For the next 15 minutes Derry would be camped in Bangor’s half. At every attempt to get out, Bangor were thwarted by some superb tackling from the likes of Corr and Ferguson. Davy Graham also put his money maker on the line when he got clattered and to his credit, bounced up from a heavy slap to the face. The scrums were indifferent to say the least; Sam Duffy unquestionably had the beating of his opponent at scrum time but again, and not for the first time this season, the referee adjudged Sam to be the offender. It’s inconceivable that the stronger and technically proficient player is penalised.
With Bangor struggling to get out of their own half, they were caught holding onto the ball on the ground and this provided Derry an opportunity to slot over from thirty metres, right in front of the posts. However, Conal Gill pushed it wide and right. Derry’s lineout was firing well and with the introduction of Conor McMenamin making his senior debut, the Derry lineout has got another dimension. Conor showed his rugby intelligence all day by being in the right place at the right time, especially in the lineout where made all the right decisions. These little moments can make such a difference and from this forward momentum, Derry were awarded a penalty. Simon Logue always on the look-out for an opportunity ceased the moment. A quick tap and with defenders unable to touch him, he gained ground and with three players to beat, Simon weaved his magic to get past everyone and score Derry’s second try, a magnificent individual piece of skill. Conversion from almost exactly the same position as the first was also missed. 10-0 Derry lead with fifteen minutes gone.
I like to report Derry success although this was to be the last points that Derry would get in this match. As the game continued, Bangor started to get opportunities. With Calum O’Hagan and David Lapsley missing tackles, it provided Bangor the forward momentum that they did not deserve. A massive hit by Stephen Corr was seen as a no arm tackle and the referee played advantage. From this passage of play, Bangor moved the ball wide to exploit the Derry wing and through simple passing, allowed full Back Phil Broderick in for Bangor’s first try. This, coupled with the loss of David Ferguson to injury and Jamie Hamilton needing treatment, the strength of the bench would be tested.

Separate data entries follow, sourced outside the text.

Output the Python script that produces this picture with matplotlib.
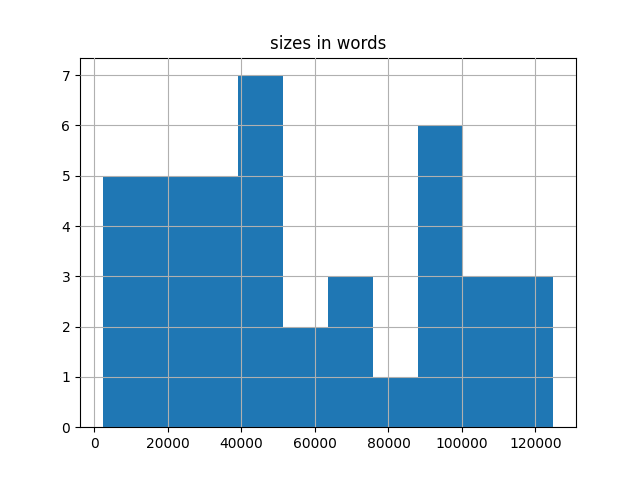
import matplotlib
matplotlib.use('Agg')
import matplotlib.pyplot as plt
import numpy as np

# histogram of document sizes (in words), 10 bins
word_min = 2200
word_max = 124900
bin_counts = [5, 5, 5, 7, 2, 3, 1, 6, 3, 3]

bin_edges = np.linspace(word_min, word_max, len(bin_counts) + 1)

fig, ax = plt.subplots(figsize=(6.4, 4.8), dpi=100)
ax.hist(bin_edges[:-1], bins=bin_edges, weights=bin_counts, color='#1f77b4')
ax.grid(True)
ax.set_axisbelow(False)
ax.set_title('sizes in words')

fig.savefig('out.png')
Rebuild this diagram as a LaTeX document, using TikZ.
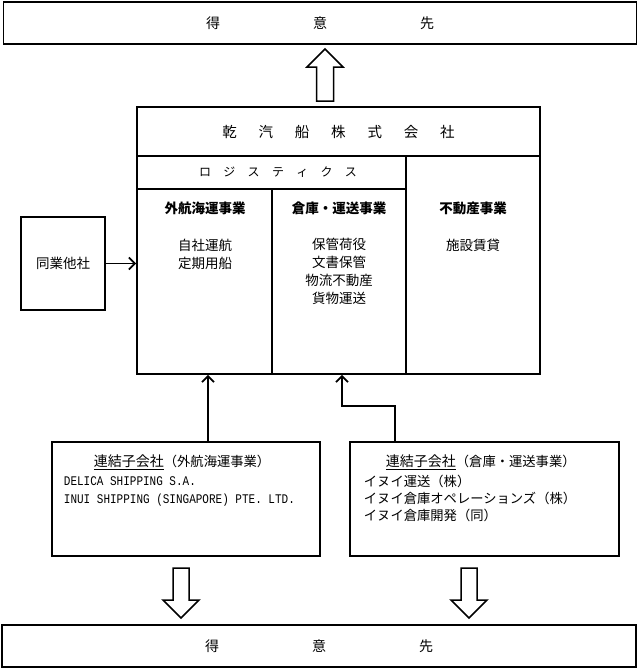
\documentclass[tikz,border=0pt]{standalone}
\usepackage{fontspec}
\usepackage{graphicx}
\setmainfont{Liberation Serif}
\newfontfamily\jp{Noto Sans CJK JP}
\newfontfamily\latmono{Liberation Mono}
\usetikzlibrary{arrows.meta}
\begin{document}
\begin{tikzpicture}[x=1pt,y=-1pt,line width=1.8pt,
  box/.style={draw,inner sep=0pt},
  conn/.style={-{Straight Barb[length=6pt,width=12pt]},line width=1.7pt},
  fat/.style={draw,fill=white,line width=1.5pt,line join=miter},
  txt/.style={inner sep=0pt,font=\jp\fontsize{13.5}{18}\selectfont,align=center},
  hdr/.style={inner sep=0pt,font=\jp\bfseries\fontsize{13.5}{16}\selectfont},
  sub/.style={inner sep=0pt,anchor=west,font=\jp\fontsize{13.3}{16}\selectfont},
  lat/.style={inner sep=0pt,anchor=west,font=\latmono\fontsize{11}{14}\selectfont}]
\useasboundingbox (0,0) rectangle (639,670);

% customers
\node[box,minimum width=633pt,minimum height=42pt] (top) at (320,23) {};
\node[txt,font=\jp\fontsize{14}{16}\selectfont] (toptxt) at (top.center) {得\hspace{93pt}意\hspace{93pt}先};
\node[box,minimum width=634pt,minimum height=42pt] (bot) at (319,646) {};
\node[txt,font=\jp\fontsize{14}{16}\selectfont] (bottxt) at (bot.center) {得\hspace{93pt}意\hspace{93pt}先};

% main company
\node[box,minimum width=403pt,minimum height=267pt] (main) at (338.5,240.5) {};
\draw (137,156) -- (540,156);
\draw (137,189) -- (406,189);
\draw (406,156) -- (406,374);
\draw[line width=1.4pt] (272,189) -- (272,374);
\node[txt,font=\jp\fontsize{14.5}{16}\selectfont] (title) at (338.5,132) {乾\hspace{21.8pt}汽\hspace{21.8pt}船\hspace{21.8pt}株\hspace{21.8pt}式\hspace{21.8pt}会\hspace{21.8pt}社};
\node[txt,font=\jp\fontsize{12}{14}\selectfont] (logi) at (278,172) {ロ\hspace{12.3pt}ジ\hspace{12.3pt}ス\hspace{12.3pt}テ\hspace{12.3pt}ィ\hspace{12.3pt}ク\hspace{12.3pt}ス};
\node[hdr] (h1) at (205,208) {外航海運事業};
\node[hdr] (h2) at (339,208) {倉庫・運送事業};
\node[hdr] (h3) at (473,208) {不動産事業};
\node[txt] (c1) at (205,254) {自社運航\\定期用船};
\node[txt] (c2) at (339,271.5) {保管荷役\\文書保管\\物流不動産\\貨物運送};
\node[txt] (c3) at (473,245) {施設賃貸};

% peer
\node[box,minimum width=84pt,minimum height=93pt] (peer) at (63,263.5) {};
\node[txt] (peertxt) at (peer.center) {同業他社};
\draw[conn] (peer.east) -- (peer.east -| main.west);

% subsidiaries
\node[box,minimum width=268pt,minimum height=114pt] (sub1) at (186,499) {};
\node[box,minimum width=269pt,minimum height=114pt] (sub2) at (484.5,499) {};
\node[sub,font=\jp\fontsize{14}{16}\selectfont] (s1a) at (93,462) {\underline{連結子会社}\fontsize{13.3}{14}\selectfont（外航海運事業）};
\node[lat] (s1b) at (63,481) {\scalebox{1}[1.2]{DELICA SHIPPING S.A.}};
\node[lat] (s1c) at (63,500) {\scalebox{1}[1.2]{INUI SHIPPING (SINGAPORE) PTE. LTD.}};
\node[sub,font=\jp\fontsize{14}{16}\selectfont] (s2a) at (385,462) {\underline{連結子会社}\fontsize{13.3}{14}\selectfont（倉庫・運送事業）};
\node[sub] (s2b) at (363,481) {イヌイ運送（株）};
\node[sub] (s2c) at (363,498) {イヌイ倉庫オペレーションズ（株）};
\node[sub] (s2d) at (363,515) {イヌイ倉庫開発（同）};

\coordinate (ga) at (208,374);
\draw[conn] (ga |- sub1.north) -- (ga |- main.south);
\coordinate (gb) at (342,374);
\coordinate (sb) at (395,406);
\draw[conn] (sb |- sub2.north) -- (sb) -| (gb |- main.south);

% hollow arrows
\draw[fat] (316.5,101) -- (316.5,67) -- (307,67) -- (325,49) -- (343,67) -- (333.5,67) -- (333.5,101) -- cycle;
\draw[fat] (173,568) -- (189,568) -- (189,600) -- (199,600) -- (181,618) -- (163,600) -- (173,600) -- cycle;
\draw[fat] (461,568) -- (477,568) -- (477,600) -- (487,600) -- (469,618) -- (451,600) -- (461,600) -- cycle;
\end{tikzpicture}
\end{document}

The first half finished 5-10 and with Bangor growing into the game and with the wind in their back, it was always going to be a tough second half. The second half began with infringements galore, knock-on’s and forward passes all disrupting the flow the game. However, the turning point in the game came when Derry had a scum under their own posts five metres out. Derry put in and Bangor just blew the scrum apart, turning over the ball and driving for the line, collapsing the scrum. The referee had no hesitation in awarding a penalty try, which now is an automatic seven points as there is no conversion. Derry having led for so long now found themselves behind at 12-10. With plenty of time left, Derry did not need to panic but when momentum turns, it’s hard to stop it. Bangor with their tails up came at Derry strong and hard. The self-belief in Bangor was evident and the confidence gained from such a turnover showed as they were comfortably the better team in the last twenty minutes.

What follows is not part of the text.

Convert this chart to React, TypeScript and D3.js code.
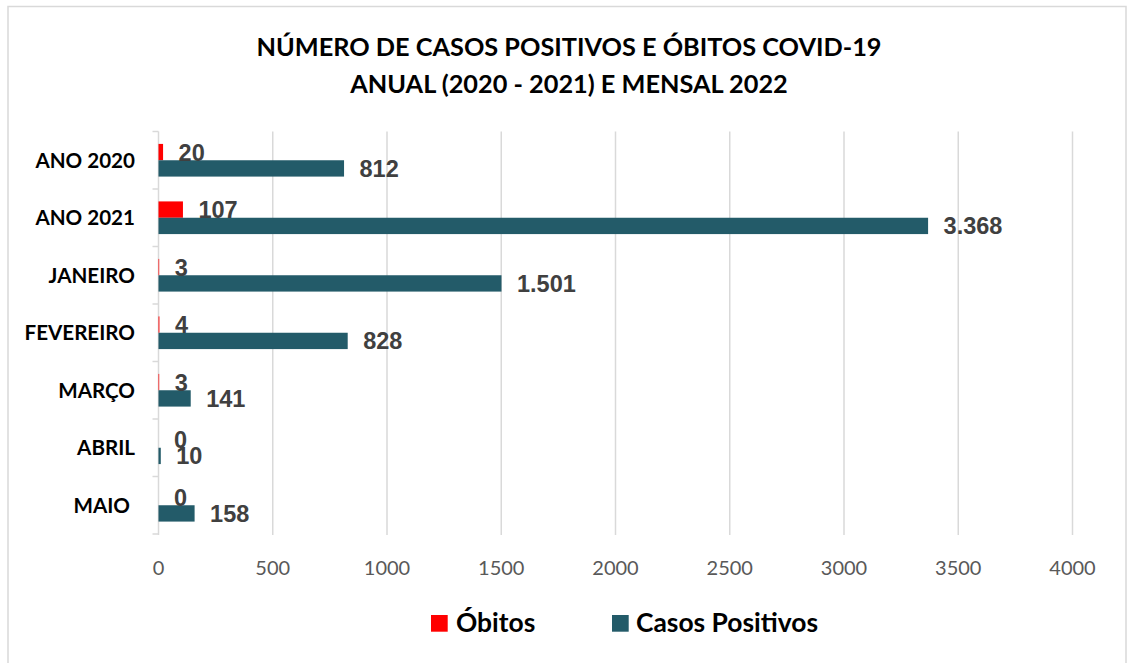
import React from "react";
import * as d3 from "d3";

// categories (top to bottom) and the two series
const categories = ["ANO 2020", "ANO 2021", "JANEIRO", "FEVEREIRO", "MARÇO", "ABRIL", "MAIO "];
const obitos = [20, 107, 3, 4, 3, 0, 0];
const casos = [812, 3368, 1501, 828, 141, 10, 158];
const xTicks = [0, 500, 1000, 1500, 2000, 2500, 3000, 3500, 4000];
const seriesNames = ["Óbitos", "Casos Positivos"];
const seriesColors = ["#FF0000", "#235B69"];

const W = 1130;
const H = 663;

const fmt = d3.formatLocale({ decimal: ",", thousands: ".", grouping: [3], currency: ["R$", ""] }).format(",d");

export default function App() {
  const x = d3.scaleLinear().domain([0, 4000]).range([158.5, 1072.5]);
  const y = d3.scaleBand().domain(categories).range([131.5, 534]).padding(0);
  const inner = d3
    .scaleBand()
    .domain(seriesNames)
    .range([0, y.bandwidth()])
    .paddingInner(0)
    .paddingOuter(0.76);

  const labelFont = "'Liberation Sans', Arial, sans-serif";
  const catFont = "Lato, 'Open Sans', sans-serif";
  const values = [obitos, casos];

  return (
    <svg width={W} height={H} style={{ position: "absolute", left: 0, top: 0, background: "#fff" }}>
      {/* outer frame */}
      <rect x={8} y={6.5} width={1118} height={670} fill="#fff" stroke="#D9D9D9" strokeWidth={1.5} />

      {/* title */}
      <text x={569} y={56} textAnchor="middle" fontFamily={catFont} fontWeight="bold" fontSize={25.3} fill="#000">
        NÚMERO DE CASOS POSITIVOS E ÓBITOS COVID-19
      </text>
      <text x={569} y={93} textAnchor="middle" fontFamily={catFont} fontWeight="bold" fontSize={25.3} fill="#000">
        ANUAL (2020 - 2021) E MENSAL 2022
      </text>

      {/* gridlines */}
      {xTicks.slice(1).map((t) => (
        <line key={t} x1={x(t)} x2={x(t)} y1={131.5} y2={535} stroke="#D9D9D9" strokeWidth={1.5} />
      ))}

      {/* category axis */}
      <line x1={x(0)} x2={x(0)} y1={131.5} y2={535} stroke="#D9D9D9" strokeWidth={1.5} />
      {categories.map((c) => (
        <line key={"t" + c} x1={x(0) - 6} x2={x(0)} y1={y(c)!} y2={y(c)!} stroke="#D9D9D9" strokeWidth={1.5} />
      ))}
      <line x1={x(0) - 6} x2={x(0)} y1={534} y2={534} stroke="#D9D9D9" strokeWidth={1.5} />

      {/* x tick labels */}
      {xTicks.map((t) => (
        <text key={"l" + t} x={x(t)} y={575} textAnchor="middle" fontFamily={catFont} fontSize={20} fill="#595959">
          {t}
        </text>
      ))}

      {/* category labels */}
      {categories.map((c) => (
        <text
          key={"c" + c}
          x={135}
          y={y(c)! + y.bandwidth() / 2}
          dy="0.36em"
          textAnchor="end"
          fontFamily={catFont}
          fontWeight="bold"
          fontSize={20.6}
          fill="#000"
          style={{ whiteSpace: "pre" }}
        >
          {c}
        </text>
      ))}

      {/* bars */}
      {seriesNames.map((s, si) =>
        categories.map((c, i) => {
          const v = values[si][i];
          const by = y(c)! + inner(s)!;
          return (
            <rect
              key={s + c}
              x={x(0)}
              y={by}
              width={x(v) - x(0)}
              height={inner.bandwidth()}
              fill={seriesColors[si]}
            />
          );
        })
      )}
      {/* value labels */}
      {seriesNames.map((s, si) =>
        categories.map((c, i) => {
          const v = values[si][i];
          const by = y(c)! + inner(s)!;
          return (
            <text
              key={"v" + s + c}
              x={x(v) + 15.5}
              y={by + inner.bandwidth() / 2}
              dy="0.36em"
              fontFamily={labelFont}
              fontWeight="bold"
              fontSize={23.5}
              fill="#404040"
            >
              {fmt(v)}
            </text>
          );
        })
      )}

      {/* legend */}
      <rect x={431} y={615} width={16.7} height={16.7} fill={seriesColors[0]} />
      <text x={456} y={632} fontFamily={catFont} fontWeight="bold" fontSize={26.4} fill="#000">
        {seriesNames[0]}
      </text>
      <rect x={612} y={615} width={16.7} height={16.7} fill={seriesColors[1]} />
      <text x={636} y={632} fontFamily={catFont} fontWeight="bold" fontSize={26.4} fill="#000">
        {seriesNames[1]}
      </text>
    </svg>
  );
}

Derry on the back foot made some poor decisions and appeared to lose their composure and self-belief. First came Dessie Fusco to finish in the corner, a penalty from Nathan Graham, and to add insult to injury, centre Nathan Graham also cut through the desperate Derry defence to run in under the posts to leave a simple conversion ending the game 27-10.

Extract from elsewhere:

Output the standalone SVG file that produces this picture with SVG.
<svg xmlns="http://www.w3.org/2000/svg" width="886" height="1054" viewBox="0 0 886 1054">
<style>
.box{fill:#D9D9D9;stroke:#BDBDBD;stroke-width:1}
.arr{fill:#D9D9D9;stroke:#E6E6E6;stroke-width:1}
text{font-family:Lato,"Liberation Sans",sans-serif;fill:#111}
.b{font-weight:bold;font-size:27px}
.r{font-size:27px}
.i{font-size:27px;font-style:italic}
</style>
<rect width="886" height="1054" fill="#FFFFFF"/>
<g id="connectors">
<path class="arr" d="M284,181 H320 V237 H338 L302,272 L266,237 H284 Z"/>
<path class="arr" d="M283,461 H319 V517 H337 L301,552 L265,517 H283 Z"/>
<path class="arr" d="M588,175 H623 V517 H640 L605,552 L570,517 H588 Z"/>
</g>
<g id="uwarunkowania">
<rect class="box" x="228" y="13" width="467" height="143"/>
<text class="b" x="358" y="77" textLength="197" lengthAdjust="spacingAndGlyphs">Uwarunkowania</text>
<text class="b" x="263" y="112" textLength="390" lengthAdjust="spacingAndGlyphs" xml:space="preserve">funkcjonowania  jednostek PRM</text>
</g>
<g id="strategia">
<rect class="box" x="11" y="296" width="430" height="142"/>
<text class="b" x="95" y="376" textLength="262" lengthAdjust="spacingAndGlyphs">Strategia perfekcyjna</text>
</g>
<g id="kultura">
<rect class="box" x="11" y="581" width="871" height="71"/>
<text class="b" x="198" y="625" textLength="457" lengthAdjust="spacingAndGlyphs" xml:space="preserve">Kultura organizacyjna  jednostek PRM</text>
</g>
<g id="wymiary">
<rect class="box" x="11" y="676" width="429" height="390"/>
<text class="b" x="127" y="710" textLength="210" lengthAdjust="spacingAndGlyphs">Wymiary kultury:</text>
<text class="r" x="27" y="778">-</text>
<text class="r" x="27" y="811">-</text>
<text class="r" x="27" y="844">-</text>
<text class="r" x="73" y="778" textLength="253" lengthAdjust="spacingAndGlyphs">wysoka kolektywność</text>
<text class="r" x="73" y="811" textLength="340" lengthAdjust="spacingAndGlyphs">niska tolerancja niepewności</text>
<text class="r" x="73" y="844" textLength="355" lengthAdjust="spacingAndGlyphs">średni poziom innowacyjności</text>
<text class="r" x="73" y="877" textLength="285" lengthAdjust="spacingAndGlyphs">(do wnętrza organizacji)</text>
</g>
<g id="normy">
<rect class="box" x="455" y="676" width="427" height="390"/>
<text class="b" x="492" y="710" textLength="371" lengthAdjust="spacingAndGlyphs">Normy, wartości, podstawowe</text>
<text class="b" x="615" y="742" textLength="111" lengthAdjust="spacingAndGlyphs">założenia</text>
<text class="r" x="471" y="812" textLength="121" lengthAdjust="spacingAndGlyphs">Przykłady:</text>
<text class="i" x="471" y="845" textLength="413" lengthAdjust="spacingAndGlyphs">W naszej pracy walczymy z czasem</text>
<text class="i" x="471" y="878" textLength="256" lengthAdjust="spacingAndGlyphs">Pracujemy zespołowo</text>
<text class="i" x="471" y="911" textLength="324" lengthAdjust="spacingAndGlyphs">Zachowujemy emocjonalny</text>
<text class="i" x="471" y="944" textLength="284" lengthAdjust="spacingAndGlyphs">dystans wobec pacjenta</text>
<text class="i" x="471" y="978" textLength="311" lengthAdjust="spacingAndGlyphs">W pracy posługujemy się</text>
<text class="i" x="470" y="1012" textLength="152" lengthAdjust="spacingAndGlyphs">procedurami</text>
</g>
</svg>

The second half collapse by Derry needs addressing, the lapses in concentration have proven to be an Achilles heel. At this level you cannot switch off, you cannot lose your shape or you will be on the receiving end of a beating. It was very disappointing to watch as a supporter although there is enough quality and individual talent to compete at this level. I have yet to see this Derry side give up or lie down. It’s the fine margins that make or break games and Derry will fight to the bitter end and that is commendable. Disappointing as it is, this young side must learn how to manage a game over eighty minutes.
Four games played with two home wins and two away losses, Derry remain sixth in the league of ten teams with nine points, Midleton lead the way with a maximum twenty points. Omagh, who were defeated by Midleton on Saturday, will be keen to put distance between themselves and Derry when they meet this Saturday at the Craig Thompson Stadium, Judges Road, kick-off 2.30pm. I encourage all local rugby fans to get out to support these teams as it promises to be an tense and enthralling encounter as the battle for places in All Ireland Rugby gets local.